* Challenge: Filter the listing and keep only the lines with the word "document".

========

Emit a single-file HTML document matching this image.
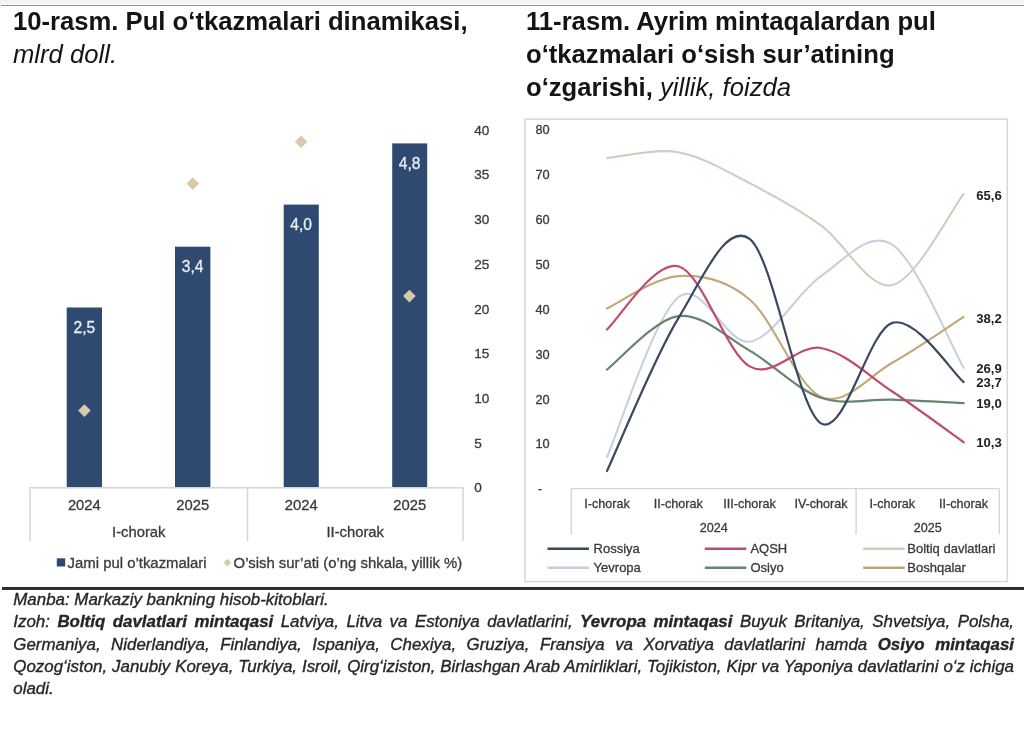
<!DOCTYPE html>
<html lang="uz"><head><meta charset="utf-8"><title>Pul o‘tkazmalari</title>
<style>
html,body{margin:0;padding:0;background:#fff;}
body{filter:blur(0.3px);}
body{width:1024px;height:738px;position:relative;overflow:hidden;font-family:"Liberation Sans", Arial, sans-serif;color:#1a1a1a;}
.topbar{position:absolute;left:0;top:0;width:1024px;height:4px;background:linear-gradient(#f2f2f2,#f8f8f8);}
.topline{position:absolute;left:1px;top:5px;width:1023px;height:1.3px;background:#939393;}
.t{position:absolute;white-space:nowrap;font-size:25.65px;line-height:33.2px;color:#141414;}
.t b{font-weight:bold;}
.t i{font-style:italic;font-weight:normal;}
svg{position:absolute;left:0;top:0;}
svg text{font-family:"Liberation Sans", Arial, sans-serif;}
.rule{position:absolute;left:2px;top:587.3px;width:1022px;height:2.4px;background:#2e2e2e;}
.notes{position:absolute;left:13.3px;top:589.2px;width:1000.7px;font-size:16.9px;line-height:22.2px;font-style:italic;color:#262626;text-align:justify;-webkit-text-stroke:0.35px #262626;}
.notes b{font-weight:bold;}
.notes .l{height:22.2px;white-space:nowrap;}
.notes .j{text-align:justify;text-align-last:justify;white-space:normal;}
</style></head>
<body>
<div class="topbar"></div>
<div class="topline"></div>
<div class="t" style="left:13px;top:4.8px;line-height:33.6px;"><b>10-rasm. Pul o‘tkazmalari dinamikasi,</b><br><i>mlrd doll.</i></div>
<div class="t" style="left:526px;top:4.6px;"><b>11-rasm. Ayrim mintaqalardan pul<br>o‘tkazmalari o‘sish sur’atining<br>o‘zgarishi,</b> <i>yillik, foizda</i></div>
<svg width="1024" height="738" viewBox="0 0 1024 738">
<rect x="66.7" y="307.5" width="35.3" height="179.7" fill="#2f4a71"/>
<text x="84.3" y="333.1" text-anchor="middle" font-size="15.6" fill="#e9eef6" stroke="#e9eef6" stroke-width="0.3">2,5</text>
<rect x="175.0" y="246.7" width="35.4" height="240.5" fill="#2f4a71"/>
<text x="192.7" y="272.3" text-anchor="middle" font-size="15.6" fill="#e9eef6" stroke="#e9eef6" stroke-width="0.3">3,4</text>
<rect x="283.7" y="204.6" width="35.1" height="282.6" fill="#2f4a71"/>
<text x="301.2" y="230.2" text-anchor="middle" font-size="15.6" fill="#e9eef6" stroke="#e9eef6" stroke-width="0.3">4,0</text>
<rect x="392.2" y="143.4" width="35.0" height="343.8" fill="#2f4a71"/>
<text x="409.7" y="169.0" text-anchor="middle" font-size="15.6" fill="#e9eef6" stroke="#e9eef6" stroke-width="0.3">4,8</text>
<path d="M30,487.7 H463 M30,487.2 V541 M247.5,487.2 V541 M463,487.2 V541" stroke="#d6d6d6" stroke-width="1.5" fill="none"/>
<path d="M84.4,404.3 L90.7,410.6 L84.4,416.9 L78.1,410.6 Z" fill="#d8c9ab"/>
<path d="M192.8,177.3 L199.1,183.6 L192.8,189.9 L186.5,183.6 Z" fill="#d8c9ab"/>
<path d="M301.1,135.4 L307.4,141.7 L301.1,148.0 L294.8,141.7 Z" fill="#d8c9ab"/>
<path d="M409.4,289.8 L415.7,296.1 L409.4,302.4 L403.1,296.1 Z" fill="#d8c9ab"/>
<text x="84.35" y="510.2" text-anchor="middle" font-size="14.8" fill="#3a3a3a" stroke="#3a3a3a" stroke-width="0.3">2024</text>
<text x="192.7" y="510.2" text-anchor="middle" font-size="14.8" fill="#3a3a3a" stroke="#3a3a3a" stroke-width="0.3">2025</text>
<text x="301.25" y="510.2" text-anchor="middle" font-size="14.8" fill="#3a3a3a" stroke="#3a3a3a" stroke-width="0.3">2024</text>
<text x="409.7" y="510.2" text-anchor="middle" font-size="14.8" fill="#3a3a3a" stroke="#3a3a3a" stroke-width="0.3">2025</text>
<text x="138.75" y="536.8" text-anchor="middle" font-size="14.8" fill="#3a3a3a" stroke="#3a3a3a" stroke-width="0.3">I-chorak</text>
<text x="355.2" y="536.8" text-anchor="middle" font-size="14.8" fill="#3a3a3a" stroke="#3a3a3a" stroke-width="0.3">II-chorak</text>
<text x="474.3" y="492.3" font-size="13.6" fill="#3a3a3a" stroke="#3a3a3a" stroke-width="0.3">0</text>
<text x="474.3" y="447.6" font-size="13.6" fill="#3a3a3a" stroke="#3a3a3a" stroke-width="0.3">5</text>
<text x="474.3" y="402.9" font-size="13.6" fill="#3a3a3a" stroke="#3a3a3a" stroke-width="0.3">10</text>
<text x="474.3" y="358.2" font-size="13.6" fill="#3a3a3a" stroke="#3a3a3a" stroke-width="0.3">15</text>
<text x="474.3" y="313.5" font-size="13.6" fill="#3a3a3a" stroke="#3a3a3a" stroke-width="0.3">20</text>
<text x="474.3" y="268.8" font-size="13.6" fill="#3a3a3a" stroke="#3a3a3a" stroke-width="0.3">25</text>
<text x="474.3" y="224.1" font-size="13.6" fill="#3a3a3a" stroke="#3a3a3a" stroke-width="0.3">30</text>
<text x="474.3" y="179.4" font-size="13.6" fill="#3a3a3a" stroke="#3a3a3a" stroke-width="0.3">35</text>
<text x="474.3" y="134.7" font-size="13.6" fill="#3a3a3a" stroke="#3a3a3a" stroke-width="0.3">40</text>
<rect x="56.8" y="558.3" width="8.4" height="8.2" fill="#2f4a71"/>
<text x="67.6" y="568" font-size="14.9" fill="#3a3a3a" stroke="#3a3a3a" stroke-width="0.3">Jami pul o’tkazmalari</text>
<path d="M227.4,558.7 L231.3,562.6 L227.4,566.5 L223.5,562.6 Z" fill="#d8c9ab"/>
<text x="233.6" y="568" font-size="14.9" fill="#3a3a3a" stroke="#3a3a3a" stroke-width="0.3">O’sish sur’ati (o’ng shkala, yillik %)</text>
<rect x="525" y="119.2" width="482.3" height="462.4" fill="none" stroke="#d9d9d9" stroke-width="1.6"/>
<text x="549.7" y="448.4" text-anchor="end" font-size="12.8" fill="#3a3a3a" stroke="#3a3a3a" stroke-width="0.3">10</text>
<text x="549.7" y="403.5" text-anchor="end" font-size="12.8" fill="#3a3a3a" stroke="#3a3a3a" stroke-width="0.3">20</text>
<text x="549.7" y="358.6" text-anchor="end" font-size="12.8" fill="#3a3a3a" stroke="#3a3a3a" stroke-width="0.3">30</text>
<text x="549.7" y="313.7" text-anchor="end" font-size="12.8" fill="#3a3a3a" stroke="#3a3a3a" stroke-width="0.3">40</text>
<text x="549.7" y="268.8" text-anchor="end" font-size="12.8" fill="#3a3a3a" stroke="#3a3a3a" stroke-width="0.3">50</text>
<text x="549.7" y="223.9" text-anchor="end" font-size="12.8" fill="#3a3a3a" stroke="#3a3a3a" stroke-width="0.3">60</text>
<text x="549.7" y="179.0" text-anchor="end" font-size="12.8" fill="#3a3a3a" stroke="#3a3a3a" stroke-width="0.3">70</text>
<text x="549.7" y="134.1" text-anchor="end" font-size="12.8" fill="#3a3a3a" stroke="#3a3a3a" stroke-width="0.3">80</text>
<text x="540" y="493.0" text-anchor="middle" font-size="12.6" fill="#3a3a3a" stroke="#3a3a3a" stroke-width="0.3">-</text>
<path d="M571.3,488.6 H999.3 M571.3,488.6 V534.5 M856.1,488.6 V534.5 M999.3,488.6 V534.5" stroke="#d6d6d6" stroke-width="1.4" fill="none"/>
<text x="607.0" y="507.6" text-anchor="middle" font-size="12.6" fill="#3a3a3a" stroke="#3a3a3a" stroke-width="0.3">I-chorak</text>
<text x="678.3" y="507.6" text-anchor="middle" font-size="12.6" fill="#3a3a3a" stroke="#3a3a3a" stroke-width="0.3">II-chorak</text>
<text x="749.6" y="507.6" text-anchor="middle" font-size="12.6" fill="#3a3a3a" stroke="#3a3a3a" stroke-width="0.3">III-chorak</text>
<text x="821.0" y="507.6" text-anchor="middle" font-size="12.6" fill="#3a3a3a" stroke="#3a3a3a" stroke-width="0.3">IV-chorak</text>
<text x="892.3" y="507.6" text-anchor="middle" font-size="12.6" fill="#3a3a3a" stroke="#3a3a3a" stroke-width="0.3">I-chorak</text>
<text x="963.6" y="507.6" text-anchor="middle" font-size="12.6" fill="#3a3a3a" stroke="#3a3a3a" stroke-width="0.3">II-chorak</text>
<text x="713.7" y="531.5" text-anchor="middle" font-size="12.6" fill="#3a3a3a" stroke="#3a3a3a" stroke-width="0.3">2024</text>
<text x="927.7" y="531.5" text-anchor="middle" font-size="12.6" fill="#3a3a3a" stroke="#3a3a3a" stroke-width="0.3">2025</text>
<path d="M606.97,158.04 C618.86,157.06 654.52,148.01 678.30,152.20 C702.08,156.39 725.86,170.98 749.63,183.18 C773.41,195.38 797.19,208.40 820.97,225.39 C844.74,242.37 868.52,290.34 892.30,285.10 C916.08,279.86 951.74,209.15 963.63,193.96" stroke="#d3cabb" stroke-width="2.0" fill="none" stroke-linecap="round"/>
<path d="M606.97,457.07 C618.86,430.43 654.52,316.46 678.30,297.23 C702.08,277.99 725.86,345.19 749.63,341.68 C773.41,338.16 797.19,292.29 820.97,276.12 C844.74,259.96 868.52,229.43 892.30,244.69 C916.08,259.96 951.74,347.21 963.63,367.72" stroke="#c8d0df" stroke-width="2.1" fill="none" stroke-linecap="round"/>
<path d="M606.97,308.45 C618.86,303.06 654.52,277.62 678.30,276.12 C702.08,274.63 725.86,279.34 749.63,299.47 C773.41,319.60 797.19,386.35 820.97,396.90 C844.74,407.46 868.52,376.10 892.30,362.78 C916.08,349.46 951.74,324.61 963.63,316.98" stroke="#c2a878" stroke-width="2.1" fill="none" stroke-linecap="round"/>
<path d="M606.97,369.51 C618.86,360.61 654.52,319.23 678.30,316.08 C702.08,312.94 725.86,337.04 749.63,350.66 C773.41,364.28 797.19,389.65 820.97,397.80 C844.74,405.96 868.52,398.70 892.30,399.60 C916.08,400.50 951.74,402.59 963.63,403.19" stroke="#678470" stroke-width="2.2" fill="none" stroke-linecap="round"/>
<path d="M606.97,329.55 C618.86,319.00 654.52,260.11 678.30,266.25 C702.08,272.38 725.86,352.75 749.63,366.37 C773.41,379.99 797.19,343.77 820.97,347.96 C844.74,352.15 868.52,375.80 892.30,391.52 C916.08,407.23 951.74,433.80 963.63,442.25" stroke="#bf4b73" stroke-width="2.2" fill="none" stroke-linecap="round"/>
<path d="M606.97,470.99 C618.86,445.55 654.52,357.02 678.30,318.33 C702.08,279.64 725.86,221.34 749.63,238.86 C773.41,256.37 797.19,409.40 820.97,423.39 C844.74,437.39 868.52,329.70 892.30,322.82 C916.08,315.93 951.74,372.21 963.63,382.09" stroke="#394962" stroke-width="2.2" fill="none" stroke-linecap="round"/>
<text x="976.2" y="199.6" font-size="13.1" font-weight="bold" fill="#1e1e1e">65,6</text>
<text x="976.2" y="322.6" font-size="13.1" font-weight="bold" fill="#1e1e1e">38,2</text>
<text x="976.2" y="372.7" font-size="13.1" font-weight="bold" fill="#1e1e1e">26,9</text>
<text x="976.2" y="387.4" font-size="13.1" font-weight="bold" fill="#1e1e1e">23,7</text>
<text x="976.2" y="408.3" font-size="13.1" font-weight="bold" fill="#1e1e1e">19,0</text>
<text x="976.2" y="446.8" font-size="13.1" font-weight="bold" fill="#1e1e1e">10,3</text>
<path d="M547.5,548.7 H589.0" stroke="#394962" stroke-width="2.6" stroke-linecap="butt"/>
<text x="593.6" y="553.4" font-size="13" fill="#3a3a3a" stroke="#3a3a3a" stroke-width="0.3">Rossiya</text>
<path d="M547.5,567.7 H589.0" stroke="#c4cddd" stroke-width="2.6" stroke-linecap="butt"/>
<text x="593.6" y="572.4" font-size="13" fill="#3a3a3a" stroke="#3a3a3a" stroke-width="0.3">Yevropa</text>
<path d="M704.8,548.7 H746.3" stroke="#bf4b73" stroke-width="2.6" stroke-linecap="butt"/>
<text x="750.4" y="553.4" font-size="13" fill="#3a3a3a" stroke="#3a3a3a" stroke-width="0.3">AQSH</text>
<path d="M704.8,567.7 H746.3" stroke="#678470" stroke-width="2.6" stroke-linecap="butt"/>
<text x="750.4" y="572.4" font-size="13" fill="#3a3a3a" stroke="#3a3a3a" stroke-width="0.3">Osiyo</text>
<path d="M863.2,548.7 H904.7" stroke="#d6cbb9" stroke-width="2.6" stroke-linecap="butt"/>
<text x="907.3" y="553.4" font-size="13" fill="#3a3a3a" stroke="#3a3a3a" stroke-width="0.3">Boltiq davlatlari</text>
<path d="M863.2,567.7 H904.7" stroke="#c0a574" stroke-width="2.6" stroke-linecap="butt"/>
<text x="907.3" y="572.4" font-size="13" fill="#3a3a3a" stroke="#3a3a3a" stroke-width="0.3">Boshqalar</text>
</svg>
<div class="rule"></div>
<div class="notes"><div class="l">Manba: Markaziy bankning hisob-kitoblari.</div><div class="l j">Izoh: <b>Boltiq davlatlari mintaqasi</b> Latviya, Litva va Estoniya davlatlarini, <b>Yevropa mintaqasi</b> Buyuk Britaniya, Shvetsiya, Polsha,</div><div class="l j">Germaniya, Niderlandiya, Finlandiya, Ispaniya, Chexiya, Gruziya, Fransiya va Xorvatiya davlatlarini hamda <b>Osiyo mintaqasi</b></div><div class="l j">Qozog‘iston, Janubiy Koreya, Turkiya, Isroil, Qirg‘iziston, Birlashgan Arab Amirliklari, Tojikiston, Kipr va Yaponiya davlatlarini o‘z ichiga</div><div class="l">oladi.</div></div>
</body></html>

========

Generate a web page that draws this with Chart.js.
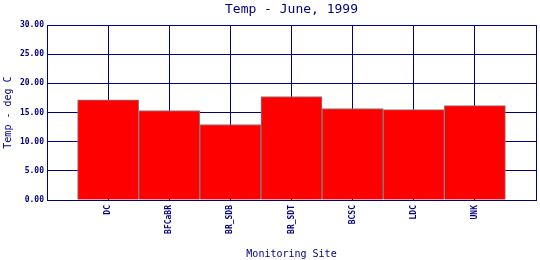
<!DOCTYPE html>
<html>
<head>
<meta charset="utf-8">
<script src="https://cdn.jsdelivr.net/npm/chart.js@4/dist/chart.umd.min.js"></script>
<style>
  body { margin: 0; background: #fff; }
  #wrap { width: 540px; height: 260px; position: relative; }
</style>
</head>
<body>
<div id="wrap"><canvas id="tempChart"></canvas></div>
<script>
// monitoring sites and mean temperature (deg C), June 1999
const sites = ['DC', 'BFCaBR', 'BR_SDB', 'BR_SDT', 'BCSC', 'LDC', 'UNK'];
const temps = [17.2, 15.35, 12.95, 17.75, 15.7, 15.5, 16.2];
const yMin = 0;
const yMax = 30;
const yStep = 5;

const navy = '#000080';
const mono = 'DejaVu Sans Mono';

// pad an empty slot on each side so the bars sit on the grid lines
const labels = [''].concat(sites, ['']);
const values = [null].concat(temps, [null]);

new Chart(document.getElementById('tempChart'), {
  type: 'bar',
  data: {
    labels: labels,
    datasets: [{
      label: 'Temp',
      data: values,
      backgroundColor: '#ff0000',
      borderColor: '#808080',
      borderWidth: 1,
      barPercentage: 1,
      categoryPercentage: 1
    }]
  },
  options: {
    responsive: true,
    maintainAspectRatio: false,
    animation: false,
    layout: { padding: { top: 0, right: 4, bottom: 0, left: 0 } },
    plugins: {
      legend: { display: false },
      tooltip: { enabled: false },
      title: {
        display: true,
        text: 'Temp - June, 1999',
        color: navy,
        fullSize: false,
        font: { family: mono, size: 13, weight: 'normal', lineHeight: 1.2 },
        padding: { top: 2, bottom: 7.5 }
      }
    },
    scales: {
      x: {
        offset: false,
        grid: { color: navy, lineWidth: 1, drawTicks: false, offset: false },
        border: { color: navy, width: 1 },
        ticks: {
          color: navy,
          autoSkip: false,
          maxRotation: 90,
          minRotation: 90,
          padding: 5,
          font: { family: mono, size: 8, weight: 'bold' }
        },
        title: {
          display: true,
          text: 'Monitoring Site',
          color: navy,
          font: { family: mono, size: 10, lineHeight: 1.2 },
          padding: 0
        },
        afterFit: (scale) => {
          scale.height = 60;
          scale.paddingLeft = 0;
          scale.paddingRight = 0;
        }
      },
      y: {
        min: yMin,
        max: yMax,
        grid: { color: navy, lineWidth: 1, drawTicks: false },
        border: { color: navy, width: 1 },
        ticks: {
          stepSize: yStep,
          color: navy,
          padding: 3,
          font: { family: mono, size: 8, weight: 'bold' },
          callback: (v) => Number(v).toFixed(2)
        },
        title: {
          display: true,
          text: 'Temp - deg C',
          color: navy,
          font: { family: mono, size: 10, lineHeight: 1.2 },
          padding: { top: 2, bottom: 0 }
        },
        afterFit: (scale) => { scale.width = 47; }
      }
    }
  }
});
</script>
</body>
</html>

========

* Task answer:
Emit a single-file HTML document matching this image.
new Chart(document.getElementById('tempChart'), {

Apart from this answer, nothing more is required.